Happy Navaratri 2021. I am a deeply spiritual girl and there are times when my mind and the universe play tricks with me and I am completely overwhelmed by everything happening around me. I had written few things in my notebook. There were too many doubts in my mind regarding whatever was happening around me. My life has changed to the extent where I cannot relate myself to the person who existed in me a few months ago. I don’t deny the fact that I am working on something about which I don’t have much clue but I feel guided and work accordingly. My life is not just about me and my cause is for the greater good. I love my life but I have lived it and so the rest part of my life is dedicated to the work which I am meant to do in the world. I am very clear about what I want and I cannot settle for anything less than that because I have to answer the “Man who changed my life for a lifetime”. With too many doubts in my head, I just picked my notebook to read something which I had written one day ago. It had all the answers I was seeking with messages that I am still sane and I should trust my new life, my intuition, and messages from the universe.
My head got better and I started focusing on the work which I was doing. When you have a dream where you can’t see the head or tail but you are rest assured that you will be guided in your entire journey is not a joke. There are times when you start doubting your own self and the work which you are putting. Yes, it is very true that I don’t work all the time but when I am into something I am there 100%. My left leg had swollen to the extent that I could not walk and it pained a lot but still, I sat for 1 Hour of meditation and half an hour of yoga because that is my commitment. I can’t lose momentum and I have to in spite of all the odds. I had written 8 points in that write-up of mine. I read all of them and then again I thought of just revisiting the same written text message and was astonished to find out that there were few parts that were missing. Now the biggest question is where did some part of the text message go? I wrote it in blue ink pen so it could not be erased and it could not evaporate. How could I read something which was not written by me but existed at the moment when I needed an answer to the question which was in my head.
I really don’t know how I should interpret that incident. Was I hallucinating, daydreaming, or just fell asleep while reading it and the thoughts were planted in my head by the universe. The best part is it happened the day before yesterday. My life has changed a lot and that is the only reason I face few doubts but the universe just gives one message “Self Belief is the secret to success Sweetheart”. Such incidences happened with me at the time when I was doing Mantra meditation in the year 2017 on “Swayamvara Parvathi Mantra”. While I was chanting the mantra I could see texts appear in my notebook and then disappear after some time. I even saw an image of God which appeared then disappeared in front of me. Similar incidences happened with me in the past but one that happened this time was mind-blowing. The universe wants me to get clear-headed and just move ahead in spite of all odds and self-doubt. I don’t know what next but I do what is needed. My new energy upgrade does create lots of health problems for me but I know once my energies are balanced I will be ok and fine.

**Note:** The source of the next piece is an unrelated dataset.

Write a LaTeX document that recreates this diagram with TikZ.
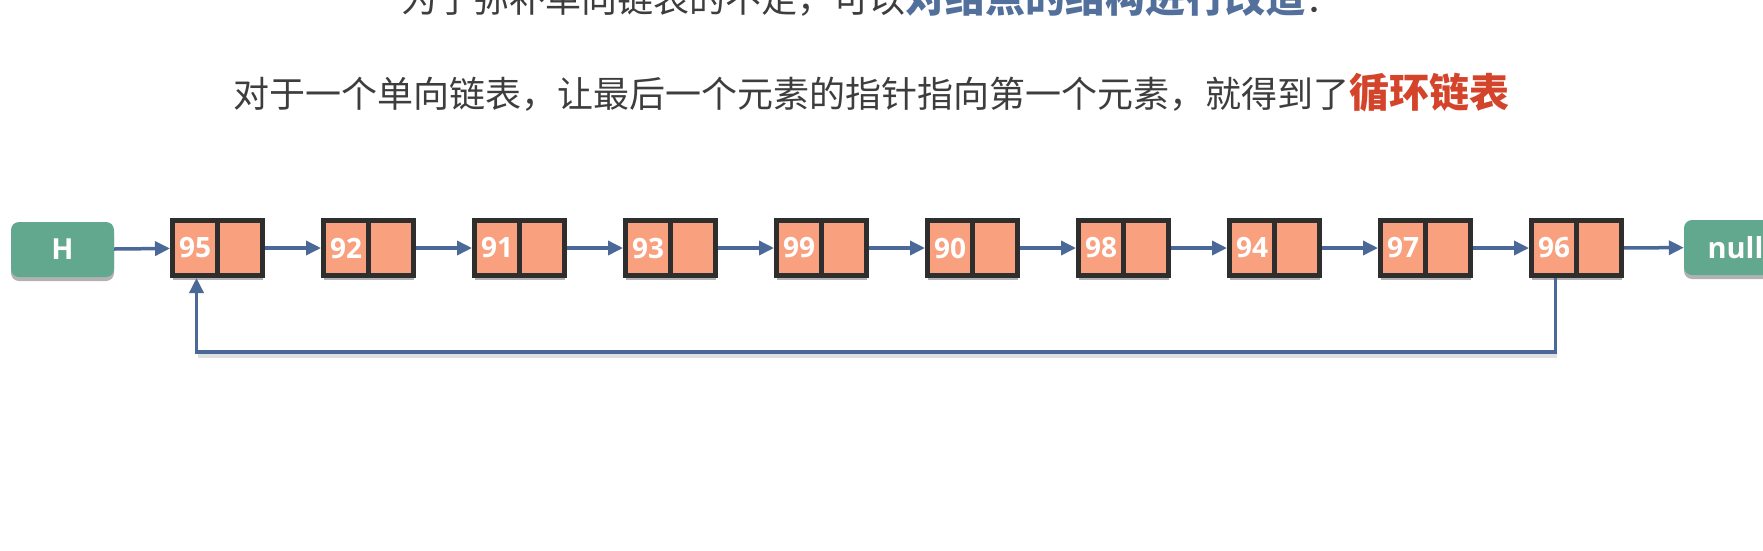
\documentclass[tikz,border=0pt]{standalone}
\usepackage{fontspec}
\setmainfont{Open Sans}
\newfontfamily\cjk{Noto Sans CJK SC}
\usetikzlibrary{arrows.meta,shadows}
\definecolor{txt}{HTML}{3D3D3D}
\definecolor{blu}{HTML}{52709B}
\definecolor{redt}{HTML}{D4442A}
\definecolor{grn}{HTML}{62A88E}
\definecolor{cellfill}{HTML}{F9A17F}
\definecolor{dark}{HTML}{2E2E2E}
\definecolor{arrc}{HTML}{4A6898}
\begin{document}
\begin{tikzpicture}[x=1pt,y=-1pt,
  cell/.style={draw=dark,line width=5pt,fill=cellfill,minimum width=90pt,minimum height=55pt,inner sep=0pt,
    font=\fontsize{28}{28}\selectfont\bfseries,text=white,
    drop shadow={shadow xshift=0pt,shadow yshift=-4pt,opacity=0.3,fill=black},
    path picture={\draw[line width=5pt,dark] (path picture bounding box.north) -- (path picture bounding box.south);}},
  term/.style={fill=grn,rounded corners=8pt,minimum width=103pt,minimum height=55pt,inner sep=0pt,
    font=\fontsize{29}{29}\selectfont\bfseries,text=white,
    drop shadow={shadow xshift=0pt,shadow yshift=-4pt,opacity=0.3,fill=black}},
  arr/.style={draw=arrc,line width=3.5pt,-{Triangle[length=15pt,width=14pt]}},
  line1/.style={anchor=base west,inner sep=0pt,text=txt,font=\cjk\fontsize{36}{40}\selectfont}
  ]
\fill[white] (0,0) rectangle (1763,550);
\useasboundingbox (0,0) rectangle (1763,550);

\node[line1] (t1) at (401,12.5) {为了弥补单向链表的不足，可以{\fontsize{40}{44}\selectfont\bfseries\color{blu}对结点的结构进行改造}：};
\node[line1] (t2) at (233,107.5) {对于一个单向链表，让最后一个元素的指针指向第一个元素，就得到了{\fontsize{40}{44}\selectfont\bfseries\color{redt}循环链表}};

\node[term] (H) at (62.5,249.5) {H};
\node[term] (null) at (1735.5,247.5) {null};

\foreach \v [count=\i] in {95,92,91,93,99,90,98,94,97,96}
  \node[cell] (n\i) at ({217.5+151*(\i-1)},248) {\makebox[45pt]{\v}\makebox[45pt]{}};

\draw[arr] (H) -- (n1);
\foreach \i [evaluate=\i as \j using int(\i+1)] in {1,...,9}
  \draw[arr] (n\i) -- (n\j);
\draw[arr] (n10) -- (null);

\coordinate (c1) at (1555.5,352);
\coordinate (c2) at (196.5,352);
\draw[black,opacity=0.12,line width=3.5pt] ([xshift=1pt,yshift=-4pt]c1) -- ([xshift=1pt,yshift=-4pt]c2);
\draw[arr] ([xshift=-21pt]n10.south) -- (c1) -- (c2) -- ([xshift=-21pt]n1.south);
\end{tikzpicture}
\end{document}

When you are the chosen one the universe will communicate with you much more often than usual and in those moments you don’t have time for self-doubt you have to just show up. I don’t have any idea of so many things and my dad says this girl lives in a fantasy world. I just know one thing. The harsh truths and realities which is meant for me will come in front of me while the rest will be handled by the “Man who changed my life for a lifetime” and there is a very big reason behind it i.e his promise to be a part of my world till I am here on this planet. I have always lived my life like a princess. Happy with everything and never jealous of anyone who had more than me. I knew I will get what I deserve at the right time and I always worked for everything which I wanted. A lot of things cannot be explained by my head and I feel every message which is meant for me will not escape my eyes.
I am a very committed and simple person. I have seen things that were placed in my path just for conveying the message and when the work was done those things did not catch my attention. Similar patterns keep repeating themselves. Don’t get too serious about life because something which is meant for you will never pass your life but it will be in your life the way it is meant to be by the universe. Raise your frequency to the point that everything which is meant for you is attracted in your life. Keep working for everything because you should always play your best role so that when you sleep in your death bed for eternity never to be reborn again on this earth you are at peace that you made the “ Man who changed your life for a lifetime” proud.
Those invisible texts are still not there in my notebook and I know it appeared there for a reason and disappeared because the message was delivered.